- _Requirements_:
Please output every line of the material as it stands, without the pictures.

- _Material_:
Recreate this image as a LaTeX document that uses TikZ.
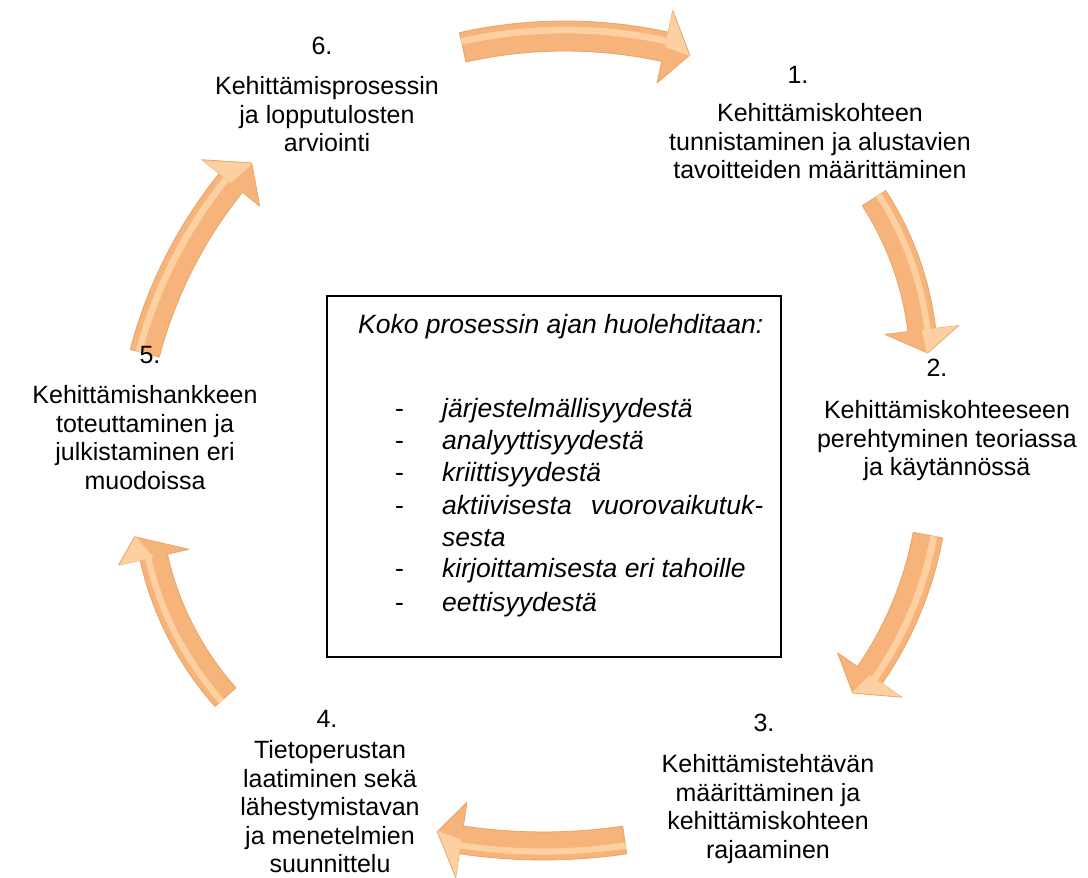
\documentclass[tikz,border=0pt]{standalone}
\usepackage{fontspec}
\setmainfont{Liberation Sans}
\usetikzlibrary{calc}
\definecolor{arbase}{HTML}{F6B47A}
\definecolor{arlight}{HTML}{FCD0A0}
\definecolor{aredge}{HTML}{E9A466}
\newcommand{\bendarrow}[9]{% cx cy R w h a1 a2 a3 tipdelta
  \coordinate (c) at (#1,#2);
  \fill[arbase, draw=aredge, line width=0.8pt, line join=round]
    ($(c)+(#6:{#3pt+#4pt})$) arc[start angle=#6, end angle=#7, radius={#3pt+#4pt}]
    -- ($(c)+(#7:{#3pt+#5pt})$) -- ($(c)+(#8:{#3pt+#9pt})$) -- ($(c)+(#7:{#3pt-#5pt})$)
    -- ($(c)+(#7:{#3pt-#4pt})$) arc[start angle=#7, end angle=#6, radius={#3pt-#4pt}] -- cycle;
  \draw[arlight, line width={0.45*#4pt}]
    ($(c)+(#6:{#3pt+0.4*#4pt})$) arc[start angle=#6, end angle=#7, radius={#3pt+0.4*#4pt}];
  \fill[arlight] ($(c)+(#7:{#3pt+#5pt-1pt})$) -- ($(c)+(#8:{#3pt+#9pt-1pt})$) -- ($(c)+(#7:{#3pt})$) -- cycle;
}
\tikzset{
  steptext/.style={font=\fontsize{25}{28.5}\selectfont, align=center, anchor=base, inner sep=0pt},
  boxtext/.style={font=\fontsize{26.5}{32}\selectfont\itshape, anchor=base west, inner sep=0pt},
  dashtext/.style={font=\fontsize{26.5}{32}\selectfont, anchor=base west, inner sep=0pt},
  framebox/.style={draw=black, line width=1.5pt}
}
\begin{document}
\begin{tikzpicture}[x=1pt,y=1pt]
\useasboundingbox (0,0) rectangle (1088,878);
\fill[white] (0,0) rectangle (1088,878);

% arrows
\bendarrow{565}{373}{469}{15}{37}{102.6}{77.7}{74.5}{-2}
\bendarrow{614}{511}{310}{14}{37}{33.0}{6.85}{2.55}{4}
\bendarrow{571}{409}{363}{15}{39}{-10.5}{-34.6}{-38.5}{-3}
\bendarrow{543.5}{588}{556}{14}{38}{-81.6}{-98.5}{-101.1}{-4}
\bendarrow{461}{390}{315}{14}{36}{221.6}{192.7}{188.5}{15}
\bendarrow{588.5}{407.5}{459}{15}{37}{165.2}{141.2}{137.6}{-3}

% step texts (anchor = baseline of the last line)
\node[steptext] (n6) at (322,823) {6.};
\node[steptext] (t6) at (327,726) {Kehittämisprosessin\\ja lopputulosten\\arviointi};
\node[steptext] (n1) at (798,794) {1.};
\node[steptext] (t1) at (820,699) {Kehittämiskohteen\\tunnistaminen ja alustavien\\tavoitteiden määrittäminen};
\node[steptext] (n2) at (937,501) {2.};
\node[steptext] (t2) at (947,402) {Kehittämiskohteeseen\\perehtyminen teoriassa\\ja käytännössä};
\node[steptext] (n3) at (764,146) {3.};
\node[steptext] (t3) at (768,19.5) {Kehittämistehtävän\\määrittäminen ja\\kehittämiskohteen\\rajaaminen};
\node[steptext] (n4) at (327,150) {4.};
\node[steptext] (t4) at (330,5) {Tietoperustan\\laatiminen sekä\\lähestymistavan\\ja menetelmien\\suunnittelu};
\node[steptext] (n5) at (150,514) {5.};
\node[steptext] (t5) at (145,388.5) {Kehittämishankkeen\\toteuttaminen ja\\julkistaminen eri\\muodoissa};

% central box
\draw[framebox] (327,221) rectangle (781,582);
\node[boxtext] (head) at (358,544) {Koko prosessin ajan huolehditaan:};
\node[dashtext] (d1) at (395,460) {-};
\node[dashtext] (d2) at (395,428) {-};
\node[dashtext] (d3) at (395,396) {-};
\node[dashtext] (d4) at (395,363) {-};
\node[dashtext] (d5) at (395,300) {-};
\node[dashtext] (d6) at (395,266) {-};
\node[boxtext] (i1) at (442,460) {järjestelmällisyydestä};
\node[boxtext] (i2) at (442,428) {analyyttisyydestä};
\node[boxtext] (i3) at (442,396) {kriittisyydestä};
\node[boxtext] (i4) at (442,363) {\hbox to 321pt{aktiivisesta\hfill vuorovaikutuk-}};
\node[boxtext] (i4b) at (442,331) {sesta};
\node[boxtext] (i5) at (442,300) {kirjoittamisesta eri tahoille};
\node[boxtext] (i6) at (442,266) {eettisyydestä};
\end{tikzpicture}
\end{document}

- _Answer for the task_:
Recreate this image as a LaTeX document that uses TikZ.
\documentclass[tikz,border=0pt]{standalone}
\usepackage{fontspec}
\setmainfont{Liberation Sans}
\usetikzlibrary{calc}
\definecolor{arbase}{HTML}{F6B47A}
\definecolor{arlight}{HTML}{FCD0A0}
\definecolor{aredge}{HTML}{E9A466}
\newcommand{\bendarrow}[9]{% cx cy R w h a1 a2 a3 tipdelta
  \coordinate (c) at (#1,#2);
  \fill[arbase, draw=aredge, line width=0.8pt, line join=round]
    ($(c)+(#6:{#3pt+#4pt})$) arc[start angle=#6, end angle=#7, radius={#3pt+#4pt}]
    -- ($(c)+(#7:{#3pt+#5pt})$) -- ($(c)+(#8:{#3pt+#9pt})$) -- ($(c)+(#7:{#3pt-#5pt})$)
    -- ($(c)+(#7:{#3pt-#4pt})$) arc[start angle=#7, end angle=#6, radius={#3pt-#4pt}] -- cycle;
  \draw[arlight, line width={0.45*#4pt}]
    ($(c)+(#6:{#3pt+0.4*#4pt})$) arc[start angle=#6, end angle=#7, radius={#3pt+0.4*#4pt}];
  \fill[arlight] ($(c)+(#7:{#3pt+#5pt-1pt})$) -- ($(c)+(#8:{#3pt+#9pt-1pt})$) -- ($(c)+(#7:{#3pt})$) -- cycle;
}
\tikzset{
  steptext/.style={font=\fontsize{25}{28.5}\selectfont, align=center, anchor=base, inner sep=0pt},
  boxtext/.style={font=\fontsize{26.5}{32}\selectfont\itshape, anchor=base west, inner sep=0pt},
  dashtext/.style={font=\fontsize{26.5}{32}\selectfont, anchor=base west, inner sep=0pt},
  framebox/.style={draw=black, line width=1.5pt}
}
\begin{document}
\begin{tikzpicture}[x=1pt,y=1pt]
\useasboundingbox (0,0) rectangle (1088,878);
\fill[white] (0,0) rectangle (1088,878);

% arrows
\bendarrow{565}{373}{469}{15}{37}{102.6}{77.7}{74.5}{-2}
\bendarrow{614}{511}{310}{14}{37}{33.0}{6.85}{2.55}{4}
\bendarrow{571}{409}{363}{15}{39}{-10.5}{-34.6}{-38.5}{-3}
\bendarrow{543.5}{588}{556}{14}{38}{-81.6}{-98.5}{-101.1}{-4}
\bendarrow{461}{390}{315}{14}{36}{221.6}{192.7}{188.5}{15}
\bendarrow{588.5}{407.5}{459}{15}{37}{165.2}{141.2}{137.6}{-3}

% step texts (anchor = baseline of the last line)
\node[steptext] (n6) at (322,823) {6.};
\node[steptext] (t6) at (327,726) {Kehittämisprosessin\\ja lopputulosten\\arviointi};
\node[steptext] (n1) at (798,794) {1.};
\node[steptext] (t1) at (820,699) {Kehittämiskohteen\\tunnistaminen ja alustavien\\tavoitteiden määrittäminen};
\node[steptext] (n2) at (937,501) {2.};
\node[steptext] (t2) at (947,402) {Kehittämiskohteeseen\\perehtyminen teoriassa\\ja käytännössä};
\node[steptext] (n3) at (764,146) {3.};
\node[steptext] (t3) at (768,19.5) {Kehittämistehtävän\\määrittäminen ja\\kehittämiskohteen\\rajaaminen};
\node[steptext] (n4) at (327,150) {4.};
\node[steptext] (t4) at (330,5) {Tietoperustan\\laatiminen sekä\\lähestymistavan\\ja menetelmien\\suunnittelu};
\node[steptext] (n5) at (150,514) {5.};
\node[steptext] (t5) at (145,388.5) {Kehittämishankkeen\\toteuttaminen ja\\julkistaminen eri\\muodoissa};

% central box
\draw[framebox] (327,221) rectangle (781,582);
\node[boxtext] (head) at (358,544) {Koko prosessin ajan huolehditaan:};
\node[dashtext] (d1) at (395,460) {-};
\node[dashtext] (d2) at (395,428) {-};
\node[dashtext] (d3) at (395,396) {-};
\node[dashtext] (d4) at (395,363) {-};
\node[dashtext] (d5) at (395,300) {-};
\node[dashtext] (d6) at (395,266) {-};
\node[boxtext] (i1) at (442,460) {järjestelmällisyydestä};
\node[boxtext] (i2) at (442,428) {analyyttisyydestä};
\node[boxtext] (i3) at (442,396) {kriittisyydestä};
\node[boxtext] (i4) at (442,363) {\hbox to 321pt{aktiivisesta\hfill vuorovaikutuk-}};
\node[boxtext] (i4b) at (442,331) {sesta};
\node[boxtext] (i5) at (442,300) {kirjoittamisesta eri tahoille};
\node[boxtext] (i6) at (442,266) {eettisyydestä};
\end{tikzpicture}
\end{document}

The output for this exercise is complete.